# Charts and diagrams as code

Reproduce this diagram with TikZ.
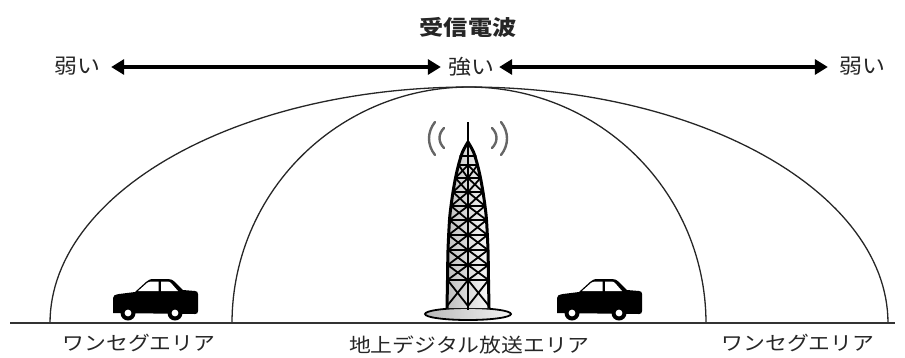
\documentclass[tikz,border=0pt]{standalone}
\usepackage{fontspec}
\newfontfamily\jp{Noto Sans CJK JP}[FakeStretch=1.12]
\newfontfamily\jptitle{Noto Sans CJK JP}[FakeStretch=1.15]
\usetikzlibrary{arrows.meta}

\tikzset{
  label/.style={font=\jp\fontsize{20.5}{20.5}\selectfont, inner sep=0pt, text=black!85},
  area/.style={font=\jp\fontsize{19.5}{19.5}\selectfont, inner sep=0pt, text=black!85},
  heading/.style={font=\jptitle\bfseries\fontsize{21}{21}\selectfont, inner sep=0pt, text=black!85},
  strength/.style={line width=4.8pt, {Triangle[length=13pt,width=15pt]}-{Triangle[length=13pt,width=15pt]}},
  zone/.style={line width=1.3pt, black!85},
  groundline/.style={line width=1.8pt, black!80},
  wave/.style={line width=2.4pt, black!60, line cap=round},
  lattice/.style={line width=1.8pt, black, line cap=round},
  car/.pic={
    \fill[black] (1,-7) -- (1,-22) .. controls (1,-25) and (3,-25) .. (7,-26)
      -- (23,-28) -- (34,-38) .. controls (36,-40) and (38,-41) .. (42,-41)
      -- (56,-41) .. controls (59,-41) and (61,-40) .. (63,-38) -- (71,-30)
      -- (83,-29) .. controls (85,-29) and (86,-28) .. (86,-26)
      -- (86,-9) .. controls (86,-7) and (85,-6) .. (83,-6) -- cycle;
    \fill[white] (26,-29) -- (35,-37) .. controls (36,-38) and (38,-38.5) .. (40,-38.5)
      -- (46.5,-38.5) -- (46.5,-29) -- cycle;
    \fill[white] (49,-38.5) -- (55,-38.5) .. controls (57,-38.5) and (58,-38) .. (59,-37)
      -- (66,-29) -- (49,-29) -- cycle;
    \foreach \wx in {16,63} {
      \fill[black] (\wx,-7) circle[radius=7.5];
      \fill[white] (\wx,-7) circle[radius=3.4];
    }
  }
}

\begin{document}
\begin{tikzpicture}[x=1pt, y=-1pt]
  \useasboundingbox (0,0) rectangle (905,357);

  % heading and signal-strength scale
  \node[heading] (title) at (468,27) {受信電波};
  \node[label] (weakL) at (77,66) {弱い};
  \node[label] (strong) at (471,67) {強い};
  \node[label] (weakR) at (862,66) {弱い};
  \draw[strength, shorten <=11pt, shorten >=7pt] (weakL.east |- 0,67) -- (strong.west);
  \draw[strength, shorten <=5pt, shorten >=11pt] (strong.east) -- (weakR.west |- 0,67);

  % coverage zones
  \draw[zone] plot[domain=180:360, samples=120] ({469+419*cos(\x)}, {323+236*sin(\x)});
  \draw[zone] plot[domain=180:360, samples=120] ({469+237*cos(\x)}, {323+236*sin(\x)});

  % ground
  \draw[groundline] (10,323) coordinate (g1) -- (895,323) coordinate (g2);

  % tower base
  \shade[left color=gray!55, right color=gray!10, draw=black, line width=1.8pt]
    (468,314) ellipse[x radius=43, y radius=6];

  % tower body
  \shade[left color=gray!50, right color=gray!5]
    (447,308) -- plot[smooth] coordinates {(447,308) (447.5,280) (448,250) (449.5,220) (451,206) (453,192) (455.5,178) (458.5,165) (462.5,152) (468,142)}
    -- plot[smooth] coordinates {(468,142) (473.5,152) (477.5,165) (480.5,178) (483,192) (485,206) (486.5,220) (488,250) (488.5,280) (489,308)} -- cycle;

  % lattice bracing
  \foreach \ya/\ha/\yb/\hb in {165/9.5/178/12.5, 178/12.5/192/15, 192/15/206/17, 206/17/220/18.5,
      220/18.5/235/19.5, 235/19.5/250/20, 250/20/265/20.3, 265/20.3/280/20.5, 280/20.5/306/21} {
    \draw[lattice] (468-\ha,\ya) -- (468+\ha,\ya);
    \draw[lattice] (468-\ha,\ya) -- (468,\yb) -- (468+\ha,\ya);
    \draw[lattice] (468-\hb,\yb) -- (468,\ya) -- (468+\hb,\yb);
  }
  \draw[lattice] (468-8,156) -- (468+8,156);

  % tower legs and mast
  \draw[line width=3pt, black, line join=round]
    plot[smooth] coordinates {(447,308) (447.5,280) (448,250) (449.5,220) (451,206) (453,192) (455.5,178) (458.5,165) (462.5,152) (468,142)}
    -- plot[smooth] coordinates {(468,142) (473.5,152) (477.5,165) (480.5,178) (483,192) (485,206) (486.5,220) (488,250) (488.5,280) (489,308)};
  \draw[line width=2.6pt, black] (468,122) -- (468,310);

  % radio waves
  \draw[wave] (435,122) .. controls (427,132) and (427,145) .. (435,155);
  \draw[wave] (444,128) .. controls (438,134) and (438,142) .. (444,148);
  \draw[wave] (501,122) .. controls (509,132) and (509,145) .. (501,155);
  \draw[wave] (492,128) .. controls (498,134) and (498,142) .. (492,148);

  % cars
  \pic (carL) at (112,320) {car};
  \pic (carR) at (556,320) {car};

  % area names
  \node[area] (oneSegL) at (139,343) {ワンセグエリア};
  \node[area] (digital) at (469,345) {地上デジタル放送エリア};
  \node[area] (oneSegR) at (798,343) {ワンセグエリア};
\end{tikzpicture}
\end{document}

* * *

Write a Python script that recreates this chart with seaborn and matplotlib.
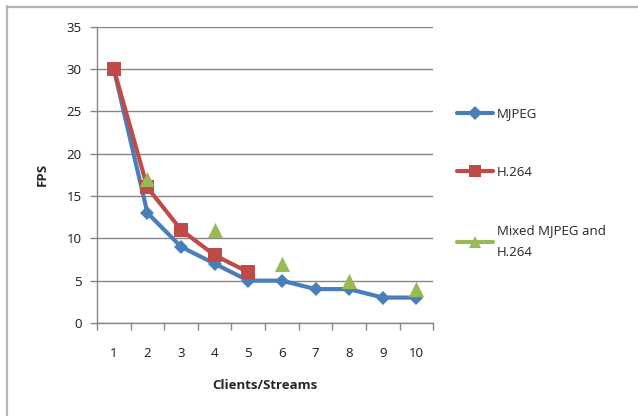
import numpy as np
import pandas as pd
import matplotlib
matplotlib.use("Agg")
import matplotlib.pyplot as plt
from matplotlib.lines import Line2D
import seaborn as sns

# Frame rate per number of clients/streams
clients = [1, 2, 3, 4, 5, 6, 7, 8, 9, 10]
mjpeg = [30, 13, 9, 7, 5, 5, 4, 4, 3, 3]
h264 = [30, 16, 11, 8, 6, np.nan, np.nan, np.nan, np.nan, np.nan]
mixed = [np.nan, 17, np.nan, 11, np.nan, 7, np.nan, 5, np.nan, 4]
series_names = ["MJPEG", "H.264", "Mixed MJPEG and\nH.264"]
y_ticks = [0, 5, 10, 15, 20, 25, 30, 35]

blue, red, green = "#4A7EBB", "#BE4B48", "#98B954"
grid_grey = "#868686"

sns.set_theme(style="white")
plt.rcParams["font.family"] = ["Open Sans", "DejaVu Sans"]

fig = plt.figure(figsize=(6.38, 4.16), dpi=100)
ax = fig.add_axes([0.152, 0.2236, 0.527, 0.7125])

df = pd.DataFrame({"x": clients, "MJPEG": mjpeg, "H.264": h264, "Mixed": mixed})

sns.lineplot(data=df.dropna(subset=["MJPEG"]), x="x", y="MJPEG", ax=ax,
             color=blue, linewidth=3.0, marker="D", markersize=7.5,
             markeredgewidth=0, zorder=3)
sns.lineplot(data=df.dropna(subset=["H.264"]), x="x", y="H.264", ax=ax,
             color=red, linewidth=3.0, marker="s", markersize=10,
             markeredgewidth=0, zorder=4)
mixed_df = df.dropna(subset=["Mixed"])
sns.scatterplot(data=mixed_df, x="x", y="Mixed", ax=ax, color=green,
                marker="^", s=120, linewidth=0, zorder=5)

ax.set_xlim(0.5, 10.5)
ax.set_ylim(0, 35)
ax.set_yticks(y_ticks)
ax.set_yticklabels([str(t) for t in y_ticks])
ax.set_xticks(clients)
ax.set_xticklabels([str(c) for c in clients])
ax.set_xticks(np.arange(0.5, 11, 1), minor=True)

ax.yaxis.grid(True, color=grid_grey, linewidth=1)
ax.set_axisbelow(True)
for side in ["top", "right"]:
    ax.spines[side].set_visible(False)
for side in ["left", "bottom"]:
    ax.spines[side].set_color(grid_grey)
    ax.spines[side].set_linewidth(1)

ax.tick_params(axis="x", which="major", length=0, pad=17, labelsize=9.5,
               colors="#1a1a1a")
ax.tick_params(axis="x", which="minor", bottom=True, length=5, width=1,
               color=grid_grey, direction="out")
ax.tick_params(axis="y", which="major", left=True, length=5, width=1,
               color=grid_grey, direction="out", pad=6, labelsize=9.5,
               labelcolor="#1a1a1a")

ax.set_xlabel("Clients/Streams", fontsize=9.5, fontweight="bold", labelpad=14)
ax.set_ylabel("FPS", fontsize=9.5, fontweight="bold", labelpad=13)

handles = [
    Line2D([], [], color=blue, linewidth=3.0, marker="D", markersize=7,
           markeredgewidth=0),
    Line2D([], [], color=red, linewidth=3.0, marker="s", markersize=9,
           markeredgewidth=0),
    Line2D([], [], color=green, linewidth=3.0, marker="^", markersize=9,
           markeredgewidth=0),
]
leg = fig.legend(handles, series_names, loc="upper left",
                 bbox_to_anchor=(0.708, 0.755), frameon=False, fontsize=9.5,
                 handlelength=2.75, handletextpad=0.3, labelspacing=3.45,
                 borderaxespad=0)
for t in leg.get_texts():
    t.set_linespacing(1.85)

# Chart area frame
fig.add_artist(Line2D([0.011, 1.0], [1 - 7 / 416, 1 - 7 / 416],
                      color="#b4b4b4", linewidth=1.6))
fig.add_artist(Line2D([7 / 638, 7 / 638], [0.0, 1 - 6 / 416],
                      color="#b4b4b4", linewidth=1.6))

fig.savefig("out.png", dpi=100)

# Your task
Copy every line above that holds the word "with".

# Answer to this problem
Reproduce this diagram with TikZ.
Write a Python script that recreates this chart with seaborn and matplotlib.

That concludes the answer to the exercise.